The question is: How often, in reality, does Prep truly make that kind of difference? Do the cooldowns it resets, and the PvP strategies it can impact, really help set great rogue players apart from the rest of the pack? Do they often make the difference between a win and a loss? Or is Prep just an uninteresting, frustrating, unhelpful hassle to juggle, whereas more consistent cooldown lengths (and fewer buttons to worry about) might actually end up allowing for better (and more balanced) strategic gameplay?

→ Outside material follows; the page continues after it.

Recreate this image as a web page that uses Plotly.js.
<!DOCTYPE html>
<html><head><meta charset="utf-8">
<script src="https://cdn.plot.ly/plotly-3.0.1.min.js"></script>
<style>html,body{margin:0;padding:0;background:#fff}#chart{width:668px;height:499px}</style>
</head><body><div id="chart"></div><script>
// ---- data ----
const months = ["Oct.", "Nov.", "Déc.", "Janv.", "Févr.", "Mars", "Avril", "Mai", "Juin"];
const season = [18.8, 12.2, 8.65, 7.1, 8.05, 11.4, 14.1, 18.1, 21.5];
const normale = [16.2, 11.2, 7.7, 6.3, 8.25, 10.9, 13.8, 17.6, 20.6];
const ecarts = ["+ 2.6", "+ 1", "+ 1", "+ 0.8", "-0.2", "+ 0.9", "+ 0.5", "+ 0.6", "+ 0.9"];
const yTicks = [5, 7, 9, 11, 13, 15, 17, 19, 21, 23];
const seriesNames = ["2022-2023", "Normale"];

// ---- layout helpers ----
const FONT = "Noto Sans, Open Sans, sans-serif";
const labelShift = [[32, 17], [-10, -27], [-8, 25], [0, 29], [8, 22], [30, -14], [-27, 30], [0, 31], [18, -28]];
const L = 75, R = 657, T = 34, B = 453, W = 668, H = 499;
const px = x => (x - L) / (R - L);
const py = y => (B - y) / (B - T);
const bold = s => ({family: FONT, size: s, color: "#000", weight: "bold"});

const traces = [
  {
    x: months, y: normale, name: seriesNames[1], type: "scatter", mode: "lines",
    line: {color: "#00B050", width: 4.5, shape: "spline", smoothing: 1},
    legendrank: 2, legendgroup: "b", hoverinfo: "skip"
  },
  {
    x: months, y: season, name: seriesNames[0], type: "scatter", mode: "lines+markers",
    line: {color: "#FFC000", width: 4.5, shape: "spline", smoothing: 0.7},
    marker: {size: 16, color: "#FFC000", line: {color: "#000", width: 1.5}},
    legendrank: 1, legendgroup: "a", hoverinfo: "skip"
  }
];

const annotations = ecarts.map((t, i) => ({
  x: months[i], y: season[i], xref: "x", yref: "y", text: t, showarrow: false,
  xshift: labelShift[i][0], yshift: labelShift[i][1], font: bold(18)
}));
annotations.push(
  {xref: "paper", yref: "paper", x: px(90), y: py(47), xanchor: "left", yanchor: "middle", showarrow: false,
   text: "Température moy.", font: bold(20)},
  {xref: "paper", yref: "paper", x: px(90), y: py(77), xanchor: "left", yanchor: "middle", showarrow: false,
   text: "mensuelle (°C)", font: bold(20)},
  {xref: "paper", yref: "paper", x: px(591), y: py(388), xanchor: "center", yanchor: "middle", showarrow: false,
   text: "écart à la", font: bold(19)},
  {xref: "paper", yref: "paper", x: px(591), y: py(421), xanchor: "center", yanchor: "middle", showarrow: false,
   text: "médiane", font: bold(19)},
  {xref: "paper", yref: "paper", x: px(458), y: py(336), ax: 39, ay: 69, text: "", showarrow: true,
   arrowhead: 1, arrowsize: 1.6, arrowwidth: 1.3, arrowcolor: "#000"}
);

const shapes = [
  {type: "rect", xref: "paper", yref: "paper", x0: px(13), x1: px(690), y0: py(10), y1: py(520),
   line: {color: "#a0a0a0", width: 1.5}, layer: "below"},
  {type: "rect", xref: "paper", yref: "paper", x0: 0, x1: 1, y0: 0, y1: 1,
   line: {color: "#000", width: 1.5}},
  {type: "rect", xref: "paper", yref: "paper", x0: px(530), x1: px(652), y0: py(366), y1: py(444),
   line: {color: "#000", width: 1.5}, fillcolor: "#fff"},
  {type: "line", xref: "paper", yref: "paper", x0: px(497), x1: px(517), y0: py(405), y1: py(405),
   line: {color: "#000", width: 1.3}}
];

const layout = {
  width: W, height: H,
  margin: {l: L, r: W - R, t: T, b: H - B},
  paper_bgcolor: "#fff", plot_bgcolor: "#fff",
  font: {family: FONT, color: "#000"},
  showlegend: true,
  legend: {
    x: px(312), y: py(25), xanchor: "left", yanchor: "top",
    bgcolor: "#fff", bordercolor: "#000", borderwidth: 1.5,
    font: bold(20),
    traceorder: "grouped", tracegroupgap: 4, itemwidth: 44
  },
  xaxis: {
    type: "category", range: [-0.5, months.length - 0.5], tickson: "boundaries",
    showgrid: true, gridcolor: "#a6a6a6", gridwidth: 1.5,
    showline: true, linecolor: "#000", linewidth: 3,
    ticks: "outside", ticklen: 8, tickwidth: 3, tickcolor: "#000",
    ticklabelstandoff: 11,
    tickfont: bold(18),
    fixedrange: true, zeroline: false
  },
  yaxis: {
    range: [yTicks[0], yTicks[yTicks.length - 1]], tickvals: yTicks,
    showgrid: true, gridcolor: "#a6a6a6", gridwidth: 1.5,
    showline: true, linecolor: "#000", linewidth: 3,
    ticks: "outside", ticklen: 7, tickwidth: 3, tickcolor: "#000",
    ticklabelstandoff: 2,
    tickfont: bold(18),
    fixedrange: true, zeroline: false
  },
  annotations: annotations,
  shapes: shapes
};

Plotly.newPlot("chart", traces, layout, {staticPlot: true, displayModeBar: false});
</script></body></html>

HeckifIknow. I just do dailies. But I think that when GC says he doesn’t want to kill Prep because players will go nuts, he’s not merely saying that it’s a popularity issue. My personal, completely unsubstantiated feeling is that he’s only saying this because the designers are genuinely unsure whether Prep’s pros outweigh its cons — and thus whether the rogue class, and the game in general, *would* be better if it were rebalanced around Prep not existing.
People often ask for things that aren’t good for them. That’s really not a good reason to give them those things.
There’s 2 ways to make it work if they decide to finally bite the bullet and remove Prep:
1) Balance durations and CDs of abilities on their own merit
2) Introduce charges to some abilities (similar to Monk’s Roll) to allow for chaining, but have each charge on a separate CD.
Put those 2 mechanics in place and Rogues should be doing rather well.